Unlike the other big banks, over the last few years CBA has been able to keep ratcheting its dividend higher. What shareholders will be clamouring to hear is if there are any special distributions coming their way from the sales of CBA businesses.

The banks already knew the writing was on the wall, so have been actively (or in the process of) offloading their wealth management and other businesses. Some of these proceeds could end up in the pockets of shareholders.

From today’s The Australian (quoting Citigroup analyst Brendan Sproules about CBA):

With divestments continuing, the prospect of capital ­returns via buyback/special dividend and a larger restructuring program could be the driver of outperformance.’

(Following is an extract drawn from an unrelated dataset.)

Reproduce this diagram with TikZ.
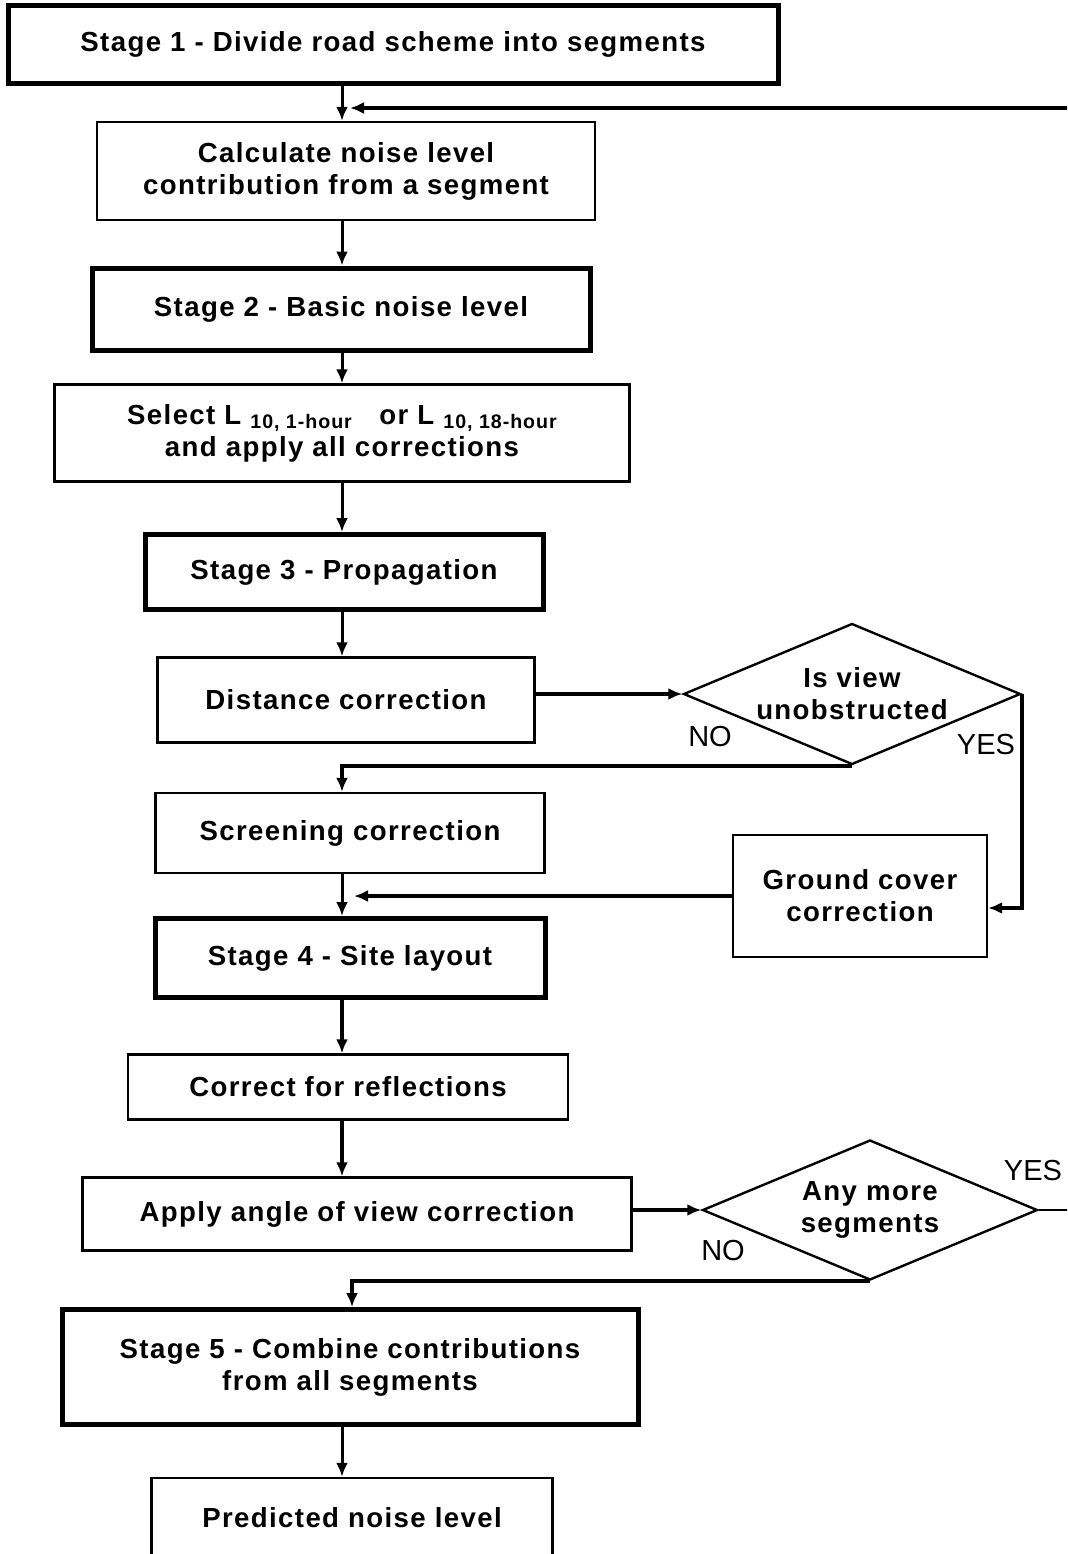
\documentclass[tikz,border=0pt]{standalone}
\usepackage{fontspec}
\setmainfont{Liberation Sans}[LetterSpace=5]
\usetikzlibrary{arrows.meta, shapes.geometric}

\newcommand{\lsub}[1]{\raisebox{-0.3ex}{\fontsize{9.8}{11}\selectfont #1}}

\begin{document}
\begin{tikzpicture}
        [x=0.5pt, y=-0.5pt,
        font=\fontsize{13.8}{16}\selectfont\bfseries,
        stage/.style={rectangle, draw=black, line width=2.5pt, align=center},
        task/.style={rectangle, draw=black, line width=1.2pt, align=center},
        query/.style={diamond, draw=black, line width=1.2pt, align=center, inner sep=0pt, aspect=2.4},
        answer/.style={font=\fontsize{14.5}{16}\selectfont\addfontfeature{LetterSpace=0}},
        arr/.style={-{Latex[length=7pt,width=6pt]}, line width=1.5pt},
        heavy/.style={arr, line width=2.2pt}]
        \useasboundingbox (0,0) rectangle (1067,1554);
        \clip (0,0) rectangle (1067,1554);
        \coordinate (spine) at (342,0);
        \coordinate (rail) at (1090,0);
        \coordinate (rejoin) at (350,108);
        % main column
        \node (stageone) at (393,44) [stage, minimum width=385pt, minimum height=39pt]
           {Stage 1 - Divide road scheme into segments};
        \node (calc) at (346,171) [task, minimum width=249pt, minimum height=49pt]
           {Calculate noise level\\contribution from a segment};
        \node (stagetwo) at (341,309) [stage, minimum width=249pt, minimum height=41pt]
           {Stage 2 - Basic noise level};
        \node (select) at (342,433) [task, minimum width=287.5pt, minimum height=48.5pt]
           {Select L \lsub{10, 1-hour}\quad or L \lsub{10, 18-hour}\\and apply all corrections};
        \node (stagethree) at (344,572) [stage, minimum width=199pt, minimum height=37.5pt]
           {Stage 3 - Propagation};
        \node (distance) at (346,700) [task, minimum width=188.5pt, minimum height=42.5pt]
           {Distance correction};
        \node (screening) at (350,833) [task, minimum width=194.5pt, minimum height=40pt]
           {Screening correction};
        \node (stagefour) at (350,958) [stage, minimum width=195pt, minimum height=39.5pt]
           {Stage 4 - Site layout};
        \node (reflect) at (348,1087) [task, minimum width=220pt, minimum height=32.5pt]
           {Correct for reflections};
        \node (apply) at (357,1214) [task, minimum width=274.5pt, minimum height=36.5pt]
           {Apply angle of view correction};
        \node (stagefive) at (350,1367) [stage, minimum width=288pt, minimum height=57.5pt]
           {Stage 5 - Combine contributions\\from all segments};
        \node (predicted) at (352,1518) [task, minimum width=200.5pt, minimum height=40pt]
           {Predicted noise level};
        % side branch
        \node (view) at (852,694) [query, minimum width=168.5pt, minimum height=70.5pt]
           {Is view\\unobstructed};
        \node (ground) at (860,896) [task, minimum width=127pt, minimum height=61pt]
           {Ground cover\\correction};
        \node (more) at (870,1210) [query, minimum width=167.5pt, minimum height=70pt]
           {Any more\\segments};
        \node (viewno) at (710,737) [answer] {NO};
        \node (viewyes) at (986,745) [answer] {YES};
        \node (moreyes) at (1033,1170) [answer] {YES};
        \node (moreno) at (723,1250) [answer] {NO};
        % connectors
        \draw[arr] (stageone.south -| spine) -- (calc.north -| spine);
        \draw[arr] (calc.south -| spine) -- (stagetwo.north -| spine);
        \draw[arr] (stagetwo.south -| spine) -- (select.north -| spine);
        \draw[arr] (select.south -| spine) -- (stagethree.north -| spine);
        \draw[arr] (stagethree.south -| spine) -- (distance.north -| spine);
        \draw[heavy] (view.west -| distance.east) -- (view.west);
        \draw[heavy] (view.south) -| (screening.north -| spine);
        \draw[heavy] (view.east) |- ([yshift=-6pt]ground.east);
        \draw[heavy] (ground.west) -- ([xshift=6pt]ground.west -| spine);
        \draw[arr] (screening.south -| spine) -- (stagefour.north -| spine);
        \draw[heavy] (stagefour.south -| spine) -- (reflect.north -| spine);
        \draw[heavy] (reflect.south -| spine) -- (apply.north -| spine);
        \draw[heavy] (more.west -| apply.east) -- (more.west);
        \draw[heavy] (more.south) -| ([xshift=5pt]stagefive.north -| spine);
        \draw[arr] (stagefive.south -| spine) -- (predicted.north -| spine);
        % loop back to the next segment
        \draw[line width=1.2pt] (more.east) -- (more.east -| rail);
        \draw[heavy] (rejoin -| rail) -- (rejoin);
\end{tikzpicture}
\end{document}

In other words, long-suffering CBA shareholders could actually gain from the commission fallout in the form of a special distribution, or from increasing earnings per share (EPS), if a buyback takes place. You can expect questions about dividends and special distributions to come thick and fast at CBA’s profit results on Wednesday.

The other thing the market will want to know is how CBA approaches the sticky question about mortgage brokers. Going from the interim report, the commissioner clearly didn’t think the current commission structure works best for the consumer.

As the biggest bank, CBA has enormous clout in the structure of third party lending. Only two weeks ago it appointed a new general manager of third party banking. Their job is to manage the relationship with brokers and other aggregator lenders. They could not have come to the job at a more critical time.

It could be that they simply move to a flat fee, rather than the current volume (and value-based) structure. With half of bank loans written through this third-party channel, any quick change could upend the market. You can expect plenty of lobbying going on behind the scenes.

While broker-sourced loans are currently so important to selling home loans, it could be that CBA, and other banks, eventually bring all their sales distribution back under their own control.

And that means that like the days of yore, we might all have to put on a suit and head off to the bank, and wait nervously outside the manager’s door.